There is a moment in episode three of “Beef” where Steven Yeun’s Danny Cho is at church. The shot starts from the back of the sanctuary and moves forwards as Cho gets more comfortable at this Korean Evangelical church, he allows himself to be swept up in the music and the energy of everyone in the room and eventually breaks down. But not before director Jake Schreier allows the viewer to get caught up in it as well, he lets the music being played echo throughout the frame until the first tear leaves Yeun’s eye. It falls with a gravity that feels like he lost 20 pounds, he sheds his worries and comes weak, weary, and heavy-laden to a place that asks only that. This is a moment that I’ve experienced before which allows more truths about this series to be revealed that, on the surface, looks like it’s mean-spirited, a show that looks for the worst in its characters. However, beneath that it’s more kind, “Beef” is ultimately about grace, mercy, and how to let go in a world that demonizes you if you do.

Let’s wind back the clocks. Lee Sung Jin’s ideas for “Beef” have clearly been a part of him for a long time and are felt through the way everyone interacts. The first is Danny Cho, a contractor who is trying to kill himself because he sees no way out of his troubles, debt, and stress from his parents (generational trauma!). When he nearly backs into Ali Wong’s Amy Lau in a parking lot, he loses it. They both yell and honk, eventually, Lau leaves, but Cho quickly follows. Hikari is the director of episode one and captures the car chase brilliantly but never forgets the emotions Jin has put into these characters, the hatred, and stress have eaten these two to the point of Cho maneuvering through strangers’ yards just to continue the chase. It’s active television and a great way to start the show. The interactions between Cho and Lau are expertly written and they walk the line of sadistic and sympathetic wonderfully, Cho urinates in her bathroom, and Lau writes defamatory reviews of his business on Yelp. 

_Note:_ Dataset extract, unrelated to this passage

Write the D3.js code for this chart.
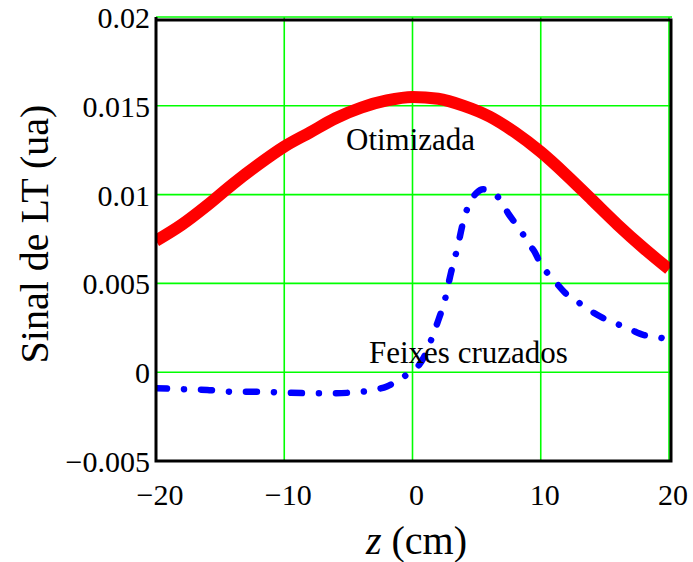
<!DOCTYPE html>
<html>
<head>
<meta charset="utf-8">
<script src="https://cdn.jsdelivr.net/npm/d3@7"></script>
<style>
  html, body { margin: 0; padding: 0; background: #fff; }
  svg { display: block; }
  text { font-family: "Liberation Serif", "Times New Roman", serif; fill: #000; }
</style>
</head>
<body>
<script>
// Position along the beam, z (cm)
const zOtim = [-20, -18, -16, -14, -12, -10, -8, -6, -4, -2, 0, 2, 4, 6, 8, 10, 12, 14, 16, 18, 20];
// Thermal lens signal, optimized configuration (a.u.)
const sinalOtim = [0.0074, 0.0083, 0.0094, 0.0106, 0.0117, 0.0127, 0.0135, 0.0143, 0.0149, 0.0153, 0.0155,
                   0.0154, 0.0150, 0.0144, 0.0135, 0.0124, 0.0111, 0.0097, 0.0083, 0.0070, 0.0058];

// Thermal lens signal, crossed beams (a.u.)
const zCruz = [-20, -18, -16, -14, -12, -10, -8, -6, -4, -3, -2, -1, 0, 0.5, 1, 1.5, 2, 2.5, 3, 3.5, 4, 4.5,
               5, 5.5, 6, 6.5, 7, 7.5, 8, 8.5, 9, 9.5, 10, 10.5, 11, 12, 13, 14, 15, 16, 17, 18, 19, 20];
const sinalCruz = [-0.0009, -0.00095, -0.0010, -0.0011, -0.0011, -0.00115, -0.00118, -0.00118, -0.0011, -0.0010,
                   -0.0008, -0.0004, 0.0001, 0.0004, 0.0010, 0.0019, 0.0029, 0.0040, 0.0056, 0.0070, 0.0086, 0.0096,
                   0.0101, 0.0103, 0.0102, 0.0100, 0.0095, 0.0089, 0.0084, 0.0079, 0.0073, 0.0068, 0.0061, 0.0056,
                   0.0052, 0.0044, 0.0039, 0.0034, 0.0030, 0.0027, 0.0024, 0.0021, 0.0020, 0.0018];

const xTicks = [-20, -10, 0, 10, 20];
const yTicks = [-0.005, 0, 0.005, 0.01, 0.015, 0.02];
const yTickLabels = ["\u22120.005", "0", "0.005", "0.01", "0.015", "0.02"];
const xTickLabels = ["\u221220", "\u221210", "0", "10", "20"];

const W = 693, H = 562;
const x = d3.scaleLinear().domain([-20, 20]).range([156, 669]);
const y = d3.scaleLinear().domain([-0.005, 0.02]).range([461, 17]);

const svg = d3.select("body").append("svg").attr("width", W).attr("height", H);

// grid
const grid = svg.append("g");
grid.selectAll("line.gx").data(xTicks).join("line")
  .attr("x1", d => x(d)).attr("x2", d => x(d))
  .attr("y1", y.range()[1]).attr("y2", y.range()[0])
  .attr("stroke", "#00ff00").attr("stroke-width", 1.6);
grid.selectAll("line.gy").data(yTicks).join("line")
  .attr("x1", x.range()[0]).attr("x2", x.range()[1] + 3)
  .attr("y1", d => y(d)).attr("y2", d => y(d))
  .attr("stroke", "#00ff00").attr("stroke-width", 1.6);

// clip to plot box
svg.append("clipPath").attr("id", "plotclip").append("rect")
  .attr("x", x.range()[0]).attr("y", y.range()[1])
  .attr("width", x.range()[1] - x.range()[0] + 2)
  .attr("height", y.range()[0] - y.range()[1]);

const line = d3.line().curve(d3.curveMonotoneX);

svg.append("path")
  .attr("clip-path", "url(#plotclip)")
  .attr("d", line(zOtim.map((z, i) => [x(z), y(sinalOtim[i])])))
  .attr("fill", "none").attr("stroke", "#ff0000")
  .attr("stroke-width", 12).attr("stroke-linejoin", "round");

svg.append("path")
  .attr("clip-path", "url(#plotclip)")
  .attr("d", line(zCruz.map((z, i) => [x(z), y(sinalCruz[i])])))
  .attr("fill", "none").attr("stroke", "#0000ff")
  .attr("stroke-width", 6.5).attr("stroke-linecap", "round")
  .attr("stroke-dasharray", "11 17 0.01 17");

// frame
const fx0 = x.range()[0], fx1 = x.range()[1] + 2, fy0 = y.range()[1] + 3, fy1 = y.range()[0];
const frame = svg.append("g").attr("stroke", "#000").attr("stroke-width", 3).attr("fill", "none");
frame.append("path").attr("d", `M${fx0},${fy0 - 1.5}V${fy1}H${fx1}V${fy0}H${fx0}`)
  .attr("stroke-linejoin", "miter").attr("stroke-linecap", "square");

// tick labels
svg.selectAll("text.yt").data(yTicks).join("text")
  .attr("x", x.range()[0] - 6).attr("y", d => y(d) + 11)
  .attr("text-anchor", "end").attr("font-size", 30)
  .text((d, i) => yTickLabels[i]);
svg.selectAll("text.xt").data(xTicks).join("text")
  .attr("x", d => x(d) + 4).attr("y", y.range()[0] + 44)
  .attr("text-anchor", "middle").attr("font-size", 30)
  .text((d, i) => xTickLabels[i]);

// axis titles
const xt = svg.append("text").attr("x", x(0) + 4).attr("y", 554)
  .attr("text-anchor", "middle").attr("font-size", 40);
xt.append("tspan").attr("font-style", "italic").text("z");
xt.append("tspan").text(" (cm)");

svg.append("text")
  .attr("transform", `translate(48,${(y.range()[0] + y.range()[1]) / 2 - 5}) rotate(-90)`)
  .attr("text-anchor", "middle").attr("font-size", 40)
  .text("Sinal de LT (ua)");

// curve annotations
svg.append("text").attr("x", 346).attr("y", 150).attr("font-size", 31).text("Otimizada");
svg.append("text").attr("x", 369).attr("y", 363).attr("font-size", 31).text("Feixes cruzados");
</script>
</body>
</html>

However, for every retaliation, we see another crack in their lives. Lau begins catfishing Cho’s brother Paul (Young Mazino) which complicates her marriage to George (Joseph Lee), and her relationship with her daughter June (Remy Holt). While Cho starts to launder money through the church he attends after he experiences a spiritual moment during episode three. Throughout “Beef” the nightmarish situations Lau and Cho find themselves in only worsen, with a finale so surreal it could’ve been directed by David Lynch and I would’ve believed you. When it comes time for the finale in the desert several things have happened, Paul is assumed dead, after Danny heard shots fired and a body fall. Just after he escaped the house of Amy’s boss while Isaac (David Choe) robbed the house after Danny screwed him over. It sounds like a lot, but it never overwhelms the viewer, there are constant allowances for breaths to be taken, tensions to lower, and the fights to stutter before they eventually continue. 

The beauty of “Beef” is in its ugliness, the dirtiness that Lau and Cho find themselves in after chaos has uprooted their lives. The option of staying in the desert might be best for both of them, and their time is lovely. To see Wong and Yeun verbally spar (then physically) is a joy, and the tension between them resolves into an idea so obvious that it feels fresh, under the anger is love. Their discovery of these emotions towards each other might feel out of left field for some viewers, but it makes sense to have these two people who hate each other see that they are perfect, they had to be near death, but they finally see it. This segues into one of the finest final scenes in television history, simple but so effective in its angle-down shot, which shows Yeun in bed after he sustains serious injuries at their rescue from the desert. Eventually, Wong climbs into his bed, lies next to him, and Jin sits there until the credits roll, one final breath before this story ends.